New wives occupy the lowest rung in the family hierarchy, which means that when food is scarce young women do not eat, even if they are pregnant. Caste rules forbid them to sit on chairs or cots if higher-ranking people are present, which is pretty much all the time, so I interviewed them the way I always did: me sitting on a cot, them crouched at my feet, looking up at me from the ground.

When I asked about Geeta’s killing, the older daughter-in-law answered quietly, because her answer did not line up with the village consensus.

“It was wrong,” she said. “What happens now if my husband beats me?”
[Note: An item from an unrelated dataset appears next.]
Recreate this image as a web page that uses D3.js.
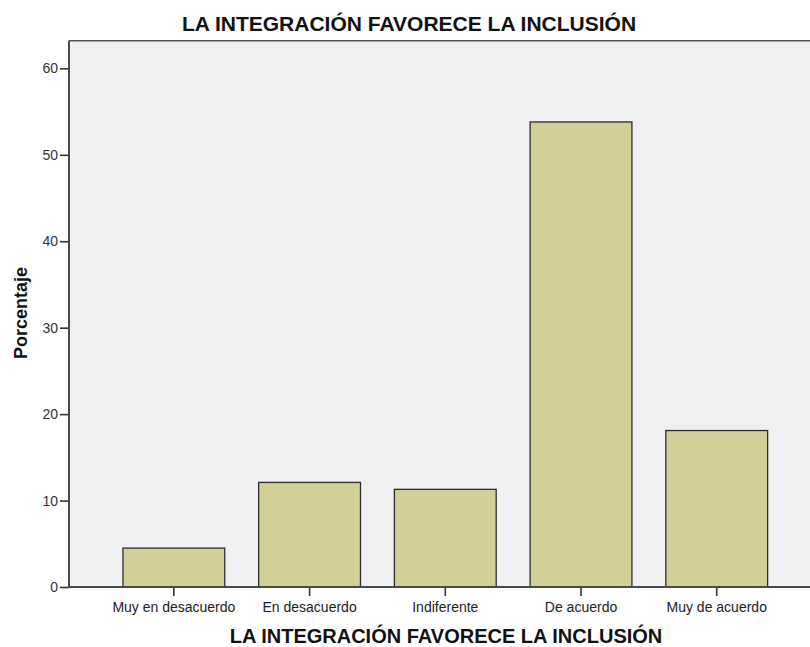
<!DOCTYPE html>
<html>
<head>
<meta charset="utf-8">
<script src="https://cdn.jsdelivr.net/npm/d3@7/dist/d3.min.js"></script>
<style>
  html, body { margin: 0; padding: 0; background: #ffffff; }
  svg { display: block; }
  text { font-family: "Liberation Sans", Arial, sans-serif; }
</style>
</head>
<body>
<svg id="chart" width="810" height="647"></svg>
<script>
const categories = ["Muy en desacuerdo", "En desacuerdo", "Indiferente", "De acuerdo", "Muy de acuerdo"];
const values = [4.5, 12.1, 11.3, 53.8, 18.1];
const yTicks = [0, 10, 20, 30, 40, 50, 60];
const title = "LA INTEGRACIÓN FAVORECE LA INCLUSIÓN";
const xTitle = "LA INTEGRACIÓN FAVORECE LA INCLUSIÓN";
const yTitle = "Porcentaje";

const W = 810, H = 647;
const plot = { left: 69, right: 810, top: 40.7, bottom: 587 };

const svg = d3.select("#chart");

const x = d3.scaleBand()
  .domain(categories)
  .range([106, 784.6])
  .paddingInner(0.25)
  .paddingOuter(0.125);

const y = d3.scaleLinear()
  .domain([0, 63.2])
  .range([plot.bottom, plot.top]);

// plot background
svg.append("rect")
  .attr("x", plot.left).attr("y", plot.top)
  .attr("width", plot.right - plot.left).attr("height", plot.bottom - plot.top)
  .attr("fill", "#f0f0f0");

// top border
svg.append("line")
  .attr("x1", plot.left).attr("x2", plot.right)
  .attr("y1", plot.top).attr("y2", plot.top)
  .attr("stroke", "#555").attr("stroke-width", 1.6);

// bars
svg.append("g").selectAll("rect")
  .data(values)
  .join("rect")
  .attr("x", (d, i) => x(categories[i]))
  .attr("y", d => y(d))
  .attr("width", x.bandwidth())
  .attr("height", d => y(0) - y(d))
  .attr("fill", "#d3cf98")
  .attr("stroke", "#2e2e2e")
  .attr("stroke-width", 1.3);

// y axis
const yAxis = svg.append("g")
  .attr("transform", `translate(${plot.left},0)`)
  .call(d3.axisLeft(y).tickValues(yTicks).tickSize(9).tickPadding(2).tickSizeOuter(0));
yAxis.select(".domain").remove();
yAxis.append("line")
  .attr("x1", 0).attr("x2", 0).attr("y1", plot.top).attr("y2", plot.bottom)
  .attr("stroke", "#4a4a4a").attr("stroke-width", 2);
yAxis.selectAll(".tick line").attr("stroke", "#333").attr("stroke-width", 1.6);
yAxis.selectAll(".tick text")
  .attr("fill", "#333").style("font-size", "14px")
  .style("font-family", "'Liberation Sans', Arial, sans-serif");

// x axis
const xAxis = svg.append("g")
  .attr("transform", `translate(0,${plot.bottom})`)
  .call(d3.axisBottom(x).tickSize(9).tickPadding(6).tickSizeOuter(0));
xAxis.select(".domain").remove();
xAxis.append("line")
  .attr("x1", plot.left).attr("x2", plot.right).attr("y1", 0).attr("y2", 0)
  .attr("stroke", "#4a4a4a").attr("stroke-width", 2);
xAxis.selectAll(".tick line").attr("stroke", "#333").attr("stroke-width", 1.6);
xAxis.selectAll(".tick text")
  .attr("fill", "#222").style("font-size", "14px")
  .style("font-family", "'Liberation Sans', Arial, sans-serif");

// titles
svg.append("text")
  .attr("x", 409).attr("y", 31)
  .attr("text-anchor", "middle")
  .style("font-size", "21px").style("font-weight", "bold")
  .attr("fill", "#111")
  .text(title);

svg.append("text")
  .attr("x", 446).attr("y", 643)
  .attr("text-anchor", "middle")
  .style("font-size", "20px").style("font-weight", "bold")
  .attr("fill", "#111")
  .text(xTitle);

svg.append("text")
  .attr("transform", `translate(27,313) rotate(-90)`)
  .attr("text-anchor", "middle")
  .style("font-size", "18px").style("font-weight", "bold")
  .attr("fill", "#111")
  .text(yTitle);
</script>
</body>
</html>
We found Mukesh on his terrace with his new wife, slicing okra. My heart was racing as we climbed the stairs, but it needn’t have: When we asked him whether he had killed his wife, he told us in detail how he had done it. The new wife said she believed Geeta had deserved to be killed and Mukesh should not worry himself about it.

The new wife was excited because she was cooking on a gas stove, the one Geeta had signed up for before her death. At first it frightened her, but Mukesh had helped her light it, she said, blushing. She was enjoying wearing Geeta’s jewelry and using her makeup.

She seemed grouchy about one thing, which was that her in-laws had told her she would have to answer to a new name after the wedding. Her name was now Geeta.